Garden
In gardens as in life, success grows from successes
01:00 AM EDT on Sunday, November 1, 2009
Nothing embodies my conflicted feelings about homeownership like our yard. I enjoy it immensely, except when I’m sick to death of taking care of it.
This time of year, my positive and negative feelings toward my yard are peaking. Because of that, I always take time in the fall to assess the year’s successes and failures.
I keep a garden journal, because I’ve learned I never remember things I’m sure I won’t forget.
The journal itself would not make Martha Stewart proud. I have never been remotely tempted to spend $20 or $30 on a cloth-bound journal with graph paper pages and sleeves for saving seed packets. My journal is a 39-cent, 8-by-11-inch spiral notebook with a garish purple cover. It works.
Some people keep notes in a pocket diary, some do it just with photos that record the date, some do it on the computer, with a blog or just for themselves. Do whatever works for you.
I always start with the successes, because in gardens — as in life — the key is to pay attention to what works well and try to do more of that. A lot of people advocate learning from mistakes, but I think you can learn a whole lot more from successes.
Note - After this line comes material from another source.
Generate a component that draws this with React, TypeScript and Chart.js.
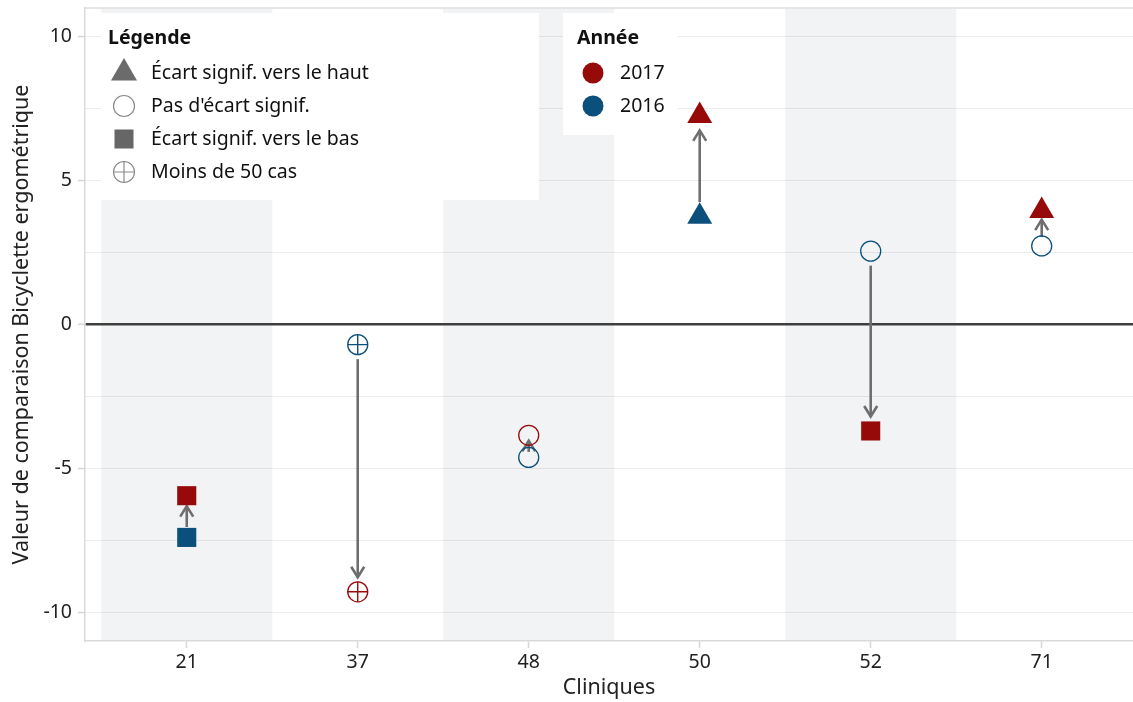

My first “Yes!” entry for 2009 is a row of three viburnums I planted in winter to make good across the front of the house to replace some hydrangeas that lacked the structure and formality in winter that you want from foundation plantings. These particular viburnums, of a variety known to me as “Clearance sale” because I left the wrong tag on the base of the bushes, have pretty sweet-smelling white flowers in spring and reddish-orange clusters of berries now.
They might be “Mohawk,” but I couldn’t swear to it and it doesn’t matter. The point is, you can never go wrong with viburnums.
They are beautiful all year long, you can prune them or not, and they can take full sun or part shade.
The next entry under successes is a category: “Planting things that flower in front of windows.” One of our daughter’s bedroom windows has a “curtain” of fuchsia crape myrtle blooms framing it.
One window in the master bedroom is fringed by pink, purple and blue morning glories. I planted them as a short-term solution until the climbing Don Juan red rose gets taller. The morning glories, a newer hybrid that stays open most of the day, are so pretty I took the sheer off that window so I can see them better.
Walking that fine line between out of sight and out of control is the view out the family room picture window.
Imagine 7-foot bronze cannas with hummingbirds feeding at their neon orange blooms, and then add moon flower vines snaking up the canna stalks, opening dinner-plate size white blooms in late afternoon and all evening long. If you open the side windows, you can smell their jasmine-y perfume. Heaven, and yet obscuring the view out most of the window for the last couple of weeks.
In the very short “Fail” category the top entry is: any evergreen that can get bagworms. We have a dwarf juniper that is not thriving. It has never had bagworms, but I’m not even taking a chance. It’s coming out. More viburnums!
The other “Fail” entry was architectural — my attempt at lashing 8-foot bamboo poles into tepees for pole beans. Out of four, one didn’t blow over.
That’s OK. Now I have a winter building project: sturdy cedar bean towers.